* [EXERCISE TASK]:
Output the first line of the listing and each line after it, up to and including the line that contains "750, 760, 768];", exactly as written, minus the pictures.

* [DATASET EXCERPT]:
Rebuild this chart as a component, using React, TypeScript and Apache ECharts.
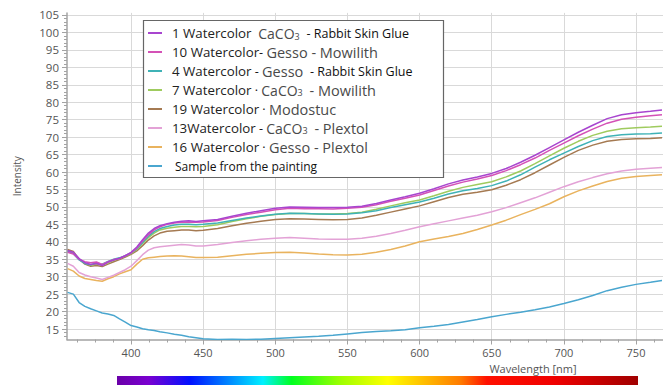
import React, { useEffect, useRef } from "react";
import * as echarts from "echarts";

const wavelengths = [356, 360, 364, 368, 372, 376, 380, 384, 388, 392, 396, 400, 404, 408, 412, 416, 420, 425, 430, 435, 440, 445, 450, 460, 470, 480, 490, 500, 510, 520, 530, 540, 550, 560, 570, 580, 590, 600, 610, 620, 630, 640, 650, 660, 670, 680, 690, 700, 710, 720, 730, 740, 750, 760, 768];

const s1 = [37.5, 37.0, 35.2, 34.0, 33.5, 33.8, 33.2, 34.2, 34.8, 35.3, 36.0, 37.0, 38.5, 40.6, 42.5, 43.8, 44.6, 45.2, 45.6, 45.9, 46.0, 45.8, 46.0, 46.4, 47.3, 48.2, 48.9, 49.6, 50.0, 49.9, 49.8, 49.8, 49.9, 50.2, 51.0, 52.0, 52.9, 53.9, 55.2, 56.6, 57.7, 58.6, 59.6, 61.0, 62.8, 64.8, 67.0, 69.2, 71.4, 73.4, 75.3, 76.4, 77.0, 77.4, 77.8];
const s10 = [37.0, 36.5, 35.0, 34.3, 34.0, 34.2, 33.5, 34.3, 34.9, 35.2, 36.0, 36.8, 38.2, 40.2, 42.0, 43.4, 44.3, 45.0, 45.4, 45.6, 45.7, 45.6, 45.7, 46.1, 47.0, 47.8, 48.5, 49.2, 49.6, 49.5, 49.5, 49.4, 49.6, 49.9, 50.6, 51.6, 52.5, 53.4, 54.7, 56.0, 57.1, 58.0, 59.0, 60.4, 62.1, 64.0, 66.2, 68.3, 70.4, 72.3, 74.0, 75.1, 75.7, 76.1, 76.4];
const s4 = [37.2, 36.6, 34.8, 33.8, 33.4, 33.9, 33.6, 34.4, 35.0, 35.4, 36.0, 36.8, 38.0, 39.8, 41.6, 42.9, 43.8, 44.4, 44.8, 45.0, 45.0, 44.9, 45.0, 45.4, 46.1, 46.8, 47.4, 47.9, 48.2, 48.1, 48.0, 47.9, 48.0, 48.3, 48.9, 49.8, 50.6, 51.4, 52.5, 53.7, 54.6, 55.3, 56.1, 57.4, 59.2, 61.4, 63.5, 65.4, 67.3, 69.0, 70.2, 70.7, 70.9, 71.0, 71.2];
const s7 = [37.4, 36.8, 35.0, 33.9, 33.3, 33.6, 33.3, 34.0, 34.7, 35.2, 35.9, 36.6, 37.8, 39.5, 41.2, 42.5, 43.4, 43.9, 44.2, 44.4, 44.4, 44.3, 44.4, 44.9, 45.8, 46.6, 47.3, 47.8, 48.1, 48.1, 48.0, 48.0, 48.1, 48.5, 49.3, 50.3, 51.2, 52.0, 53.2, 54.5, 55.6, 56.4, 57.2, 58.6, 60.3, 62.4, 64.6, 66.8, 68.8, 70.5, 71.7, 72.4, 72.7, 72.9, 73.1];
const s19 = [37.8, 37.2, 35.0, 33.6, 33.0, 33.2, 32.9, 33.6, 34.3, 34.9, 35.6, 36.4, 37.4, 38.9, 40.5, 41.7, 42.5, 43.0, 43.2, 43.4, 43.4, 43.2, 43.3, 43.8, 44.6, 45.3, 45.9, 46.4, 46.6, 46.5, 46.4, 46.3, 46.4, 46.8, 47.6, 48.5, 49.4, 50.3, 51.5, 52.7, 53.6, 54.2, 54.9, 56.2, 57.8, 59.8, 62.0, 64.2, 66.2, 67.7, 68.8, 69.3, 69.5, 69.6, 69.8];
const s13 = [33.8, 33.0, 31.2, 30.5, 30.0, 29.6, 29.2, 29.8, 30.4, 31.2, 32.0, 33.0, 34.6, 36.3, 37.6, 38.3, 38.6, 38.8, 39.0, 39.2, 39.1, 38.8, 38.8, 39.2, 39.8, 40.3, 40.7, 41.0, 41.2, 41.0, 40.8, 40.7, 40.7, 41.0, 41.6, 42.4, 43.3, 44.3, 45.2, 46.0, 46.8, 47.6, 48.6, 49.8, 51.2, 52.6, 54.2, 55.8, 57.2, 58.4, 59.5, 60.3, 60.8, 61.1, 61.3];
const s16 = [32.3, 31.6, 30.2, 29.5, 29.2, 28.9, 28.7, 29.4, 30.0, 30.8, 31.4, 32.0, 33.6, 35.0, 35.4, 35.6, 35.8, 35.9, 36.0, 35.9, 35.7, 35.5, 35.5, 35.6, 36.0, 36.4, 36.7, 36.9, 37.0, 36.8, 36.5, 36.3, 36.2, 36.4, 37.0, 37.8, 38.8, 40.0, 40.8, 41.5, 42.4, 43.5, 44.8, 46.2, 47.8, 49.3, 50.9, 52.9, 54.6, 56.0, 57.3, 58.2, 58.7, 59.0, 59.2];
const sample = [25.5, 25.0, 22.6, 21.5, 20.8, 20.2, 19.6, 19.3, 18.9, 17.9, 17.0, 16.0, 15.6, 15.1, 14.8, 14.6, 14.2, 13.9, 13.5, 13.2, 12.8, 12.5, 12.2, 12.0, 12.1, 12.0, 12.1, 12.3, 12.5, 12.7, 12.9, 13.2, 13.6, 14.0, 14.3, 14.5, 14.8, 15.4, 15.8, 16.3, 17.0, 17.7, 18.5, 19.2, 19.8, 20.5, 21.3, 22.3, 23.4, 24.6, 26.0, 27.0, 27.8, 28.4, 28.9];

const seriesNames = [
  "1 Watercolor CaCO3 - Rabbit Skin Glue",
  "10 Watercolor - Gesso - Mowilith",
  "4 Watercolor - Gesso - Rabbit Skin Glue",
  "7 Watercolor CaCO3 - Mowilith",
  "19 Watercolor - Modostuc",
  "13 Watercolor - CaCO3 - Plextol",
  "16 Watercolor - Gesso - Plextol",
  "Sample from the painting",
];
const legendRich = [
  "{a|1 Watercolor}  {b1|CaCO}{s1|3}  {c|- Rabbit Skin Glue}",
  "{a|10 Watercolor}{c|- }{b|Gesso - Mowilith}",
  "{a|4 Watercolor}{c| - }{b|Gesso}  {c|- Rabbit Skin Glue}",
  "{a|7 Watercolor}{c| · }{b1|CaCO}{s|3}  {b|- Mowilith}",
  "{a|19 Watercolor}{c| · }{b|Modostuc}",
  "{a|13Watercolor}{c| - }{b1|CaCO}{s|3}  {b|- Plextol}",
  "{a|16 Watercolor}{c| · }{b|Gesso - Plextol}",
  "{d|Sample from the painting}",
];
const seriesValues = [s1, s10, s4, s7, s19, s13, s16, sample];
const colors = ["#a845cf", "#d451b6", "#3fb2b6", "#9fcb5e", "#a57a52", "#e3a2d6", "#e9b35e", "#4aa6cf"];

const xTicks = [400, 450, 500, 550, 600, 650, 700, 750];
const yTicks = [15, 20, 25, 30, 35, 40, 45, 50, 55, 60, 65, 70, 75, 80, 85, 90, 95, 100, 105];
const X_MIN = 355.6;
const X_MAX = 768.7;
const Y_MIN = 12;
const Y_MAX = 105.6;

const xMinor: number[] = [];
for (let v = 362.5; v <= 765; v += 12.5) xMinor.push(v);
const yMinor: number[] = [];
for (let v = 13; v <= 105; v += 1) yMinor.push(v);

const FONT = "Open Sans";

export default function App() {
  const ref = useRef<HTMLDivElement>(null);
  useEffect(() => {
    const chart = echarts.init(ref.current!, null, { renderer: "svg" });
    const axisGray = "#a3a3a3";
    chart.setOption({
      animation: false,
      backgroundColor: "#ffffff",
      grid: { left: 67, right: 0, top: 12.9, bottom: 45.5, containLabel: false },
      xAxis: [
        {
          type: "value",
          min: X_MIN,
          max: X_MAX,
          position: "bottom",
          axisLine: { show: true, lineStyle: { color: axisGray, width: 1.5 } },
          axisTick: { show: true, customValues: xTicks, length: 5, lineStyle: { color: axisGray } },
          axisLabel: { customValues: xTicks, color: "#555", fontSize: 11, fontFamily: FONT, margin: 7 },
          splitLine: { show: true, lineStyle: { color: "#d9d9d9", width: 1 } },
        },
        {
          type: "value",
          min: X_MIN,
          max: X_MAX,
          position: "bottom",
          axisLine: { show: false },
          axisTick: { show: true, customValues: xMinor, length: 3, lineStyle: { color: axisGray } },
          axisLabel: { show: false },
          splitLine: { show: false },
        },
      ],
      yAxis: [
        {
          type: "value",
          min: Y_MIN,
          max: Y_MAX,
          position: "left",
          name: "Intensity",
          nameLocation: "middle",
          nameGap: 45,
          nameTextStyle: { color: "#555", fontSize: 10, fontFamily: FONT },
          axisLine: { show: true, lineStyle: { color: axisGray, width: 1.5 } },
          axisTick: { show: true, customValues: yTicks, length: 5, lineStyle: { color: axisGray } },
          axisLabel: { customValues: yTicks, color: "#555", fontSize: 11.5, fontFamily: FONT, margin: 8 },
          splitLine: { show: true, lineStyle: { color: "#d9d9d9", width: 1 } },
        },
        {
          type: "value",
          min: Y_MIN,
          max: Y_MAX,
          position: "left",
          axisLine: { show: false },
          axisTick: { show: true, customValues: yMinor, length: 3, lineStyle: { color: axisGray } },
          axisLabel: { show: false },
          splitLine: { show: false },
        },
      ],
      legend: {
        orient: "vertical",
        left: 148,
        top: 23.5,
        padding: 0,
        itemGap: 0,
        itemWidth: 14,
        itemHeight: 2,
        icon: "rect",
        selectedMode: false,
        data: seriesNames,
        formatter: (name: string) => legendRich[seriesNames.indexOf(name)],
        textStyle: {
          fontFamily: FONT,
          fontSize: 13,
          color: "#222",
          lineHeight: 19,
          padding: [0, 0, 0, 5],
          rich: {
            a: { fontFamily: FONT, fontSize: 13.3, color: "#222", lineHeight: 19 },
            b: { fontFamily: FONT, fontSize: 14.5, color: "#4a4a4a", lineHeight: 19 },
            b1: { fontFamily: FONT, fontSize: 14, color: "#4a4a4a", lineHeight: 19 },
            c: { fontFamily: FONT, fontSize: 12.5, color: "#111", lineHeight: 19 },
            d: { fontFamily: FONT, fontSize: 12, color: "#111", lineHeight: 19, padding: [0, 0, 0, 3] },
            s1: { fontFamily: FONT, fontSize: 9, color: "#4a4a4a", lineHeight: 9, padding: [6, 0, 0, 0], verticalAlign: "middle" },
            s: { fontFamily: FONT, fontSize: 9, color: "#4a4a4a", lineHeight: 9, padding: [5, 0, 0, 0], verticalAlign: "middle" },
          },
        },
      },
      graphic: [
        {
          type: "rect",
          z: 3,
          shape: { x: 143.5, y: 20.5, width: 300, height: 157 },
          style: { fill: "#ffffff", stroke: "#666", lineWidth: 1.2 },
        },
        {
          type: "text",
          z: 5,
          x: 533,
          y: 368.5,
          style: { text: "Wavelength [nm]", fill: "#555", fontSize: 11, fontFamily: FONT, align: "center", verticalAlign: "middle" },
        },
        {
          type: "rect",
          z: 5,
          shape: { x: 117, y: 376, width: 521, height: 12 },
          style: {
            fill: new echarts.graphic.LinearGradient(0, 0, 1, 0, [
              { offset: 0, color: "#6a00a8" },
              { offset: 0.06, color: "#7a00d0" },
              { offset: 0.14, color: "#0010ff" },
              { offset: 0.28, color: "#00f0ff" },
              { offset: 0.335, color: "#00ff20" },
              { offset: 0.43, color: "#a0ff00" },
              { offset: 0.52, color: "#ffff00" },
              { offset: 0.66, color: "#ff7a00" },
              { offset: 0.71, color: "#ff1000" },
              { offset: 0.84, color: "#f00000" },
              { offset: 1, color: "#a00000" },
            ]),
          },
        },
      ],
      series: seriesNames.map((name, i) => ({
        name,
        type: "line",
        xAxisIndex: 0,
        yAxisIndex: 0,
        showSymbol: false,
        symbol: "none",
        z: 2 + (seriesNames.length - i) * 0.01,
        color: colors[i],
        lineStyle: { width: 1.5, color: colors[i] },
        data: wavelengths.map((w, j) => [w, seriesValues[i][j]]),
      })),
    });
    return () => chart.dispose();
  }, []);
  return <div ref={ref} style={{ position: "fixed", left: 0, top: 0, width: 663, height: 385 }} />;
}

* [RIGHT ANSWER]:
Rebuild this chart as a component, using React, TypeScript and Apache ECharts.
import React, { useEffect, useRef } from "react";
import * as echarts from "echarts";

const wavelengths = [356, 360, 364, 368, 372, 376, 380, 384, 388, 392, 396, 400, 404, 408, 412, 416, 420, 425, 430, 435, 440, 445, 450, 460, 470, 480, 490, 500, 510, 520, 530, 540, 550, 560, 570, 580, 590, 600, 610, 620, 630, 640, 650, 660, 670, 680, 690, 700, 710, 720, 730, 740, 750, 760, 768];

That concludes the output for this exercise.